Temper projections for Notre Dame's freshman d-ends
Productive defensive ends has been at or near the top of Notre Dame’s list of needs in the last few recruiting cycles.
The results have rarely matched those demands. But the Irish took a big step in the right direction with the 2016 class that signed earlier this month.
The class included three true defensive ends — Khalid Kareem, Julian Okwara and Adetokunbo Ogundeji — and a pair of linebackers who could transition to the position — Daelin Hayes and Jamir Jones.
In depth, quality and potential, it’s Notre Dame’s best group of edge rushers since the 2011 class that included Aaron Lynch, Stephon Tuitt and Ishaq Williams. The luster of that unit faded as Lynch transferred out of Notre Dame following his freshman season and Williams never met the expectations that came with his recruitment.
The hope that the newest group of defensive ends could help change Notre Dame’s pass rush is reasonable. With development, the group could make a lasting impact.
And while the opportunity for multiple players to see the field as freshmen exists, the expectations for high sack numbers should be tempered. On National Signing Day, Notre Dame’s coaching staff shared that sentiment.
“It's going to take a little bit of time,” said head coach Brian Kelly. “But we're pretty excited about the potential for some guys in this class that can answer some four-man pass rush needs that we do have.”
It’s hard for freshmen to make an impact at defensive end. Very hard, according to defensive line coach Keith Gilmore. The recent sack totals reflect that. During Kelly’s tenure at Notre Dame, only Lynch (5.5 sacks) recorded more than two sacks in his freshman season.
The list of freshmen defensive ends who made any sacks isn’t much longer. Tuitt, Sheldon Day and Kolin Hill each recorded two in their freshmen seasons. Grant Blankenship and Andrew Trumbetti both tallied one sack in 2014. That’s it.
“I’ve had very few of them in the course of my career,” Gilmore said of freshmen defensive ends who are ready to play. “Sometimes you play them out of necessity, but for the most part, just like with offensive linemen, it’s hard to find guys that are physically mature and ready to play at a high level coming right out of high school.
“The fact that Khalid is here early may give him a little bit more of an opportunity so he’ll get a chance to see what it’s like to learn our system and get his body in shape to play Division I football. It’s really tough to find those guys that can come in and really be productive on the defensive line.”
Both Kareem and Hayes would appear to be Notre Dame’s best bet to impact the pass rush immediately. The two enrolled at Notre Dame earlier this year and should have a head start on the rest.
Kareem, who tallied 16 sacks in his senior season at Farmington Hills (Mich.) Harrison, could be physically ready at 6-foot-4, 245 pounds.

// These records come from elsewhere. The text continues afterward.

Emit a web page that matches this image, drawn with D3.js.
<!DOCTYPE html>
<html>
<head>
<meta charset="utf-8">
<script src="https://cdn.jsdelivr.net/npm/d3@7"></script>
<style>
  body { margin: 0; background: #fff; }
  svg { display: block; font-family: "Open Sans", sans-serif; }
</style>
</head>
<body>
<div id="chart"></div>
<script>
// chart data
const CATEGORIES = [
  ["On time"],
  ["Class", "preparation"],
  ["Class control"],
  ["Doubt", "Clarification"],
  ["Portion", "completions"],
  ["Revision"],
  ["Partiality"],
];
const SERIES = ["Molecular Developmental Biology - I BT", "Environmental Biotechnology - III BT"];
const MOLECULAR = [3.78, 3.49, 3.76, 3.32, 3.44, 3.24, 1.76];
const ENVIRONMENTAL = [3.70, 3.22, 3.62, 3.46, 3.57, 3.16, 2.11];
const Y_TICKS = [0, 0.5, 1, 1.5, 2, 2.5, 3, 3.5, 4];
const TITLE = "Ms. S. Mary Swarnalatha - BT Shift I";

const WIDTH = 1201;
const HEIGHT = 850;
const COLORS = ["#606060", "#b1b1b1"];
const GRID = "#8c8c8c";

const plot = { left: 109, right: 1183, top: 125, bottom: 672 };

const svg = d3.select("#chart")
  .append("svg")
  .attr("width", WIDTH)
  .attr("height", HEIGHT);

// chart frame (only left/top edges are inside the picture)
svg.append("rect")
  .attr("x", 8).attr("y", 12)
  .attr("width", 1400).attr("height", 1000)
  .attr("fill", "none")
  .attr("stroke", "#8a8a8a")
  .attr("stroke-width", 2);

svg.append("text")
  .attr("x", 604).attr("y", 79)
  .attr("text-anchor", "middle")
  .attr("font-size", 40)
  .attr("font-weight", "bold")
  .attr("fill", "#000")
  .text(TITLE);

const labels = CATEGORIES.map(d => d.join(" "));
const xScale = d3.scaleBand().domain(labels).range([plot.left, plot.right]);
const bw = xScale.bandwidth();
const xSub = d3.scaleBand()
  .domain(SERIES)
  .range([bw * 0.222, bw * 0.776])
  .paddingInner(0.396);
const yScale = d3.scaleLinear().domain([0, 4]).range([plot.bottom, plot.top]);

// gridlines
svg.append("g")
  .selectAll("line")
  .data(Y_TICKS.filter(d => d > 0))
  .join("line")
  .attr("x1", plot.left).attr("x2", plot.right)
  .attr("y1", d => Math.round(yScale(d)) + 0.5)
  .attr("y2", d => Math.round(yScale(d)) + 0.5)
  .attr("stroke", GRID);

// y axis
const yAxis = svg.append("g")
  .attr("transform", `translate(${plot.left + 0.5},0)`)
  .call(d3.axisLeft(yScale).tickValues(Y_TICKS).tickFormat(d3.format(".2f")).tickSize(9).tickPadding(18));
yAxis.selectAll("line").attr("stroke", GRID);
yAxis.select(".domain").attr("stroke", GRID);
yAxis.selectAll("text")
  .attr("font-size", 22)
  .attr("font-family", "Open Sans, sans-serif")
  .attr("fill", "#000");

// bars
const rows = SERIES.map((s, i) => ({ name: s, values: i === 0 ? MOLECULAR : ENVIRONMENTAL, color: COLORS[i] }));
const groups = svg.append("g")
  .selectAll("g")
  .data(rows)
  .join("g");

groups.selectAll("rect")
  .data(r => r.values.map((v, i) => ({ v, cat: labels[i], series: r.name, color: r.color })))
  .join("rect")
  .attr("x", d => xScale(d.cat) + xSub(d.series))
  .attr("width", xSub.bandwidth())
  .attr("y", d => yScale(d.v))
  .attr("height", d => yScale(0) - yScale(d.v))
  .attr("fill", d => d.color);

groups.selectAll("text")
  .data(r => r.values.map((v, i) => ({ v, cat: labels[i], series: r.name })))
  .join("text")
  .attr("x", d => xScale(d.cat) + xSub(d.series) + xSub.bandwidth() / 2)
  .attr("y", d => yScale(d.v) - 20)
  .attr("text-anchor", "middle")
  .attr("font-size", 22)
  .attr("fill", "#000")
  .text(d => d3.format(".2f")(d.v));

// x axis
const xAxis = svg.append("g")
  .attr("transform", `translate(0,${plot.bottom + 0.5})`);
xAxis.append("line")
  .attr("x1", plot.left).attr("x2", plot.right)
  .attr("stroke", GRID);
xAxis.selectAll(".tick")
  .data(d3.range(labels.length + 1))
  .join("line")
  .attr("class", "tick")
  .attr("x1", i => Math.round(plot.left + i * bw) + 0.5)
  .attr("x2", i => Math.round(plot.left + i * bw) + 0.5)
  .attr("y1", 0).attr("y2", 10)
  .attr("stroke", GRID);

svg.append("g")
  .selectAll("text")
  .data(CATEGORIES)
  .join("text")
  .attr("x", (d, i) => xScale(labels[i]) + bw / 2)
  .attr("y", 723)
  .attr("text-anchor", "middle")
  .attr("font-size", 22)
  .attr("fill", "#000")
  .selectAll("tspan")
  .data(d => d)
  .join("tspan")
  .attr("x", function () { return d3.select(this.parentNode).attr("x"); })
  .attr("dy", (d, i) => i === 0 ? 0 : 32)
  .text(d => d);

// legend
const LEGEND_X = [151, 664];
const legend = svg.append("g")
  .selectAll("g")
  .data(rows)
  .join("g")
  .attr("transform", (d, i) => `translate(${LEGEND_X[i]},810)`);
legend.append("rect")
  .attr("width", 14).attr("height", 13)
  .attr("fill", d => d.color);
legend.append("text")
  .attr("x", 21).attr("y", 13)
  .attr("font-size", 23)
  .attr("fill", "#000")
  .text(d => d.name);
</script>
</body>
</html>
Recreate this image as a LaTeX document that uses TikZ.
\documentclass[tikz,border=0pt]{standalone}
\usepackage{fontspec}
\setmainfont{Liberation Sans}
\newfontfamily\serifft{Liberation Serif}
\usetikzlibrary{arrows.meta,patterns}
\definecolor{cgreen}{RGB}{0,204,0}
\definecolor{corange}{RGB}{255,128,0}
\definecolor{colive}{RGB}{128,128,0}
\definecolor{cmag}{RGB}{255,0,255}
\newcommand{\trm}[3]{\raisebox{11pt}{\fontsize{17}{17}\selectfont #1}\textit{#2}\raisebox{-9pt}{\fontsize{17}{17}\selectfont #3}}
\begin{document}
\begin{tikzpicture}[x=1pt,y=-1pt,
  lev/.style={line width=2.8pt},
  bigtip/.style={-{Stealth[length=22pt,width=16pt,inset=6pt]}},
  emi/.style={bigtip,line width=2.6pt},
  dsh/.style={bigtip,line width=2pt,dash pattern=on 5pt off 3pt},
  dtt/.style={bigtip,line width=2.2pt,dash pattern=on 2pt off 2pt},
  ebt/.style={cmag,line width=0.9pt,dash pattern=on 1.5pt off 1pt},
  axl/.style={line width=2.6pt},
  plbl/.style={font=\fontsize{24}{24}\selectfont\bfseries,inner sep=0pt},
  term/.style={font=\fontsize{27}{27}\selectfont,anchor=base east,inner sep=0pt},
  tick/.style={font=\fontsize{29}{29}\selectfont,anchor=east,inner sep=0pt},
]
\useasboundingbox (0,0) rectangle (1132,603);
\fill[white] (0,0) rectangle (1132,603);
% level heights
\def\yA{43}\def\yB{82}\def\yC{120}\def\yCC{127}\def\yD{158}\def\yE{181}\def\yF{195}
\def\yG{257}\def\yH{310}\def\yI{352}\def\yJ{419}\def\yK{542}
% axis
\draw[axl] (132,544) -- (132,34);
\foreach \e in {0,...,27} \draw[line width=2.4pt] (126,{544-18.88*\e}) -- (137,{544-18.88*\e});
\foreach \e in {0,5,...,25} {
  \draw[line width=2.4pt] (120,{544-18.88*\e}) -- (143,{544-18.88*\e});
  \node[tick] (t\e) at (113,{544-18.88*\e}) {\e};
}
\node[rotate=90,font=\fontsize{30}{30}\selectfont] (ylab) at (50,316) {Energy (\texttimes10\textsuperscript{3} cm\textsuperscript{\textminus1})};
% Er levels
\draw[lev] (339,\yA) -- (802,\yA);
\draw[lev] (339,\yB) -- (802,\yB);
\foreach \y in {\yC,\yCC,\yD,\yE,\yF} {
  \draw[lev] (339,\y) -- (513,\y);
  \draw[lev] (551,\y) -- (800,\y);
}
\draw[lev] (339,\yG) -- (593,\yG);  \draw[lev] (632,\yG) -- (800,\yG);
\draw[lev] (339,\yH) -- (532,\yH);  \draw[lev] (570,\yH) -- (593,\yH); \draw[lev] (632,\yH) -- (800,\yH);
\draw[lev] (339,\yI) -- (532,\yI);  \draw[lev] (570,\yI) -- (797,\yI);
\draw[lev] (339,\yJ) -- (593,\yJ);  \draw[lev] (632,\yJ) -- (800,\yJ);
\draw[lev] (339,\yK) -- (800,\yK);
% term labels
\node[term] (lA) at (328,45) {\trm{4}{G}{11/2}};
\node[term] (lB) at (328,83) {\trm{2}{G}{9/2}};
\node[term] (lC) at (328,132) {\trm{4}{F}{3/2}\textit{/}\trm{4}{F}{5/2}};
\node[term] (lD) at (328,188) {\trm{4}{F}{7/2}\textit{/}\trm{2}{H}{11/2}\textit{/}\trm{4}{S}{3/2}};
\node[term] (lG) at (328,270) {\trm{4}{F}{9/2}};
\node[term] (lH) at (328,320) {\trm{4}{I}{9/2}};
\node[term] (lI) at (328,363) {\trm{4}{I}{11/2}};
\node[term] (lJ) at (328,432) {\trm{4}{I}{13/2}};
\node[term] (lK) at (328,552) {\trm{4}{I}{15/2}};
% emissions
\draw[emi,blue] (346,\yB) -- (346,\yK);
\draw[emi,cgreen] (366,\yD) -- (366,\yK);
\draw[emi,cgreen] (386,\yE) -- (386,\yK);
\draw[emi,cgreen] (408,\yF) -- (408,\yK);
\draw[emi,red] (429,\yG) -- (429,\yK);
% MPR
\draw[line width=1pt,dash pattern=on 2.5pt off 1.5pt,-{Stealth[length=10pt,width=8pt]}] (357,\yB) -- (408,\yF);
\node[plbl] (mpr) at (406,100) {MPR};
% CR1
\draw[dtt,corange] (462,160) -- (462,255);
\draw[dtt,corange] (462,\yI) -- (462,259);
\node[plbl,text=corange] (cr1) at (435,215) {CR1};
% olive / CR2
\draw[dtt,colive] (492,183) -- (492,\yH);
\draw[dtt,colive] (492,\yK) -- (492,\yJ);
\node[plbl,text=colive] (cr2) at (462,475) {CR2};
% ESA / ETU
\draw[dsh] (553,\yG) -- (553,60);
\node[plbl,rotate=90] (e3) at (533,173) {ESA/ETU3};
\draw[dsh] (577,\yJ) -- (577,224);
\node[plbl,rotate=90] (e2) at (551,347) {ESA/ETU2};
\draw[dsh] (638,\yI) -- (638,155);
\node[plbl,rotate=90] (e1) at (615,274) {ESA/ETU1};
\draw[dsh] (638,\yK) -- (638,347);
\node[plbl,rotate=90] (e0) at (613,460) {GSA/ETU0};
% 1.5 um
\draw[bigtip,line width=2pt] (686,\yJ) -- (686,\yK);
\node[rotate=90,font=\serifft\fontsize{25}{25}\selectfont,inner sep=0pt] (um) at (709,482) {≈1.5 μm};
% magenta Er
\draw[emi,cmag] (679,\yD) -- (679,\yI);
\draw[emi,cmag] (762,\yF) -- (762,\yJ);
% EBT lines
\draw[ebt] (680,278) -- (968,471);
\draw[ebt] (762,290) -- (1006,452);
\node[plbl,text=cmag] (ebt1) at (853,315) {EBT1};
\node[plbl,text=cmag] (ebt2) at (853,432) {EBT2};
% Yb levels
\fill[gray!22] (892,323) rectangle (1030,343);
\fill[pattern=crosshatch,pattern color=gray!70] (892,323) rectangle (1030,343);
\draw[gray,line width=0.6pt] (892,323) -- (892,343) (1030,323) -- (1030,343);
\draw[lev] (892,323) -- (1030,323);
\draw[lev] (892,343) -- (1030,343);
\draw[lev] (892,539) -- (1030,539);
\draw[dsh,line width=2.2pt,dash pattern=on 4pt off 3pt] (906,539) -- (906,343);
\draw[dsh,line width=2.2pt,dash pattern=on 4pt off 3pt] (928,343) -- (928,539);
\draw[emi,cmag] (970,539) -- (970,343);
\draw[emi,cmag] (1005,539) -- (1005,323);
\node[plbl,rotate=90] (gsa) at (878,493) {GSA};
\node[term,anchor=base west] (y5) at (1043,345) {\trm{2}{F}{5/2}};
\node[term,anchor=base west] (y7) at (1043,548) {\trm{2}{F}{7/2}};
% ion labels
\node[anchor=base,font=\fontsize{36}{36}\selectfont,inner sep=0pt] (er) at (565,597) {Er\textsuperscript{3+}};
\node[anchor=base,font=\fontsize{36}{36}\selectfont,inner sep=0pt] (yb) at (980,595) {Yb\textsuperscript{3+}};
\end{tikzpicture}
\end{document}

But even some of the best defensive end recruits in the country struggle to corral the quarterback in their first year. Last year, only four true freshmen defensive ends recorded more than two sacks at the FBS level: LSU’s Arden Key (5), North Carolina State’s Darian Roseboro (4), Arizona State’s JoJo Wicker (4), and Florida’s Cece Jefferson (3.5). Rivals rated six defensive ends as five-star recruits in the 2015 class.
The position comes with a required patience. Especially for Hayes, who comes to Notre Dame with five-star expectations, but also with a high school resume marred by injuries. His senior season was cut short with a torn labrum in his right shoulder. He’s still recovering from surgery in November.
“He’ll do some things in spring practice,” Gilmore said. “He won’t be full go as far as hitting is concerned. He’ll be able to run around and do some physical things but not hitting. Hopefully he’ll be ready to go in the summer when it’s time to go.”
Though most of his career was spent playing linebacker, Hayes’ future appears on the defensive line. When linebackers coach Mike Elston was asked if he was going to fight to keep Hayes at linebacker, he said he would but sounded defeated when adding that Hayes was already “a Whopper away” from being a defensive end at 6-3, 256.
Gilmore would be happy to have him.
“I think he can help us at defensive end,” Gilmore said. “That’s kind of what he was, more of an outside linebacker kid. He can be an ideal rush player. He’s a rare talent, a special breed of kid.
“He’s a freshman that probably could do it. He’s got enough athleticism. He’s over 250 pounds right now, a special athlete. He’s a kid that if there’s a freshman that can come in and help us on the defensive line, he’s one of those guys that really could do that.”
It will take a special player to do it. Fortunately for the Irish, they think they found some.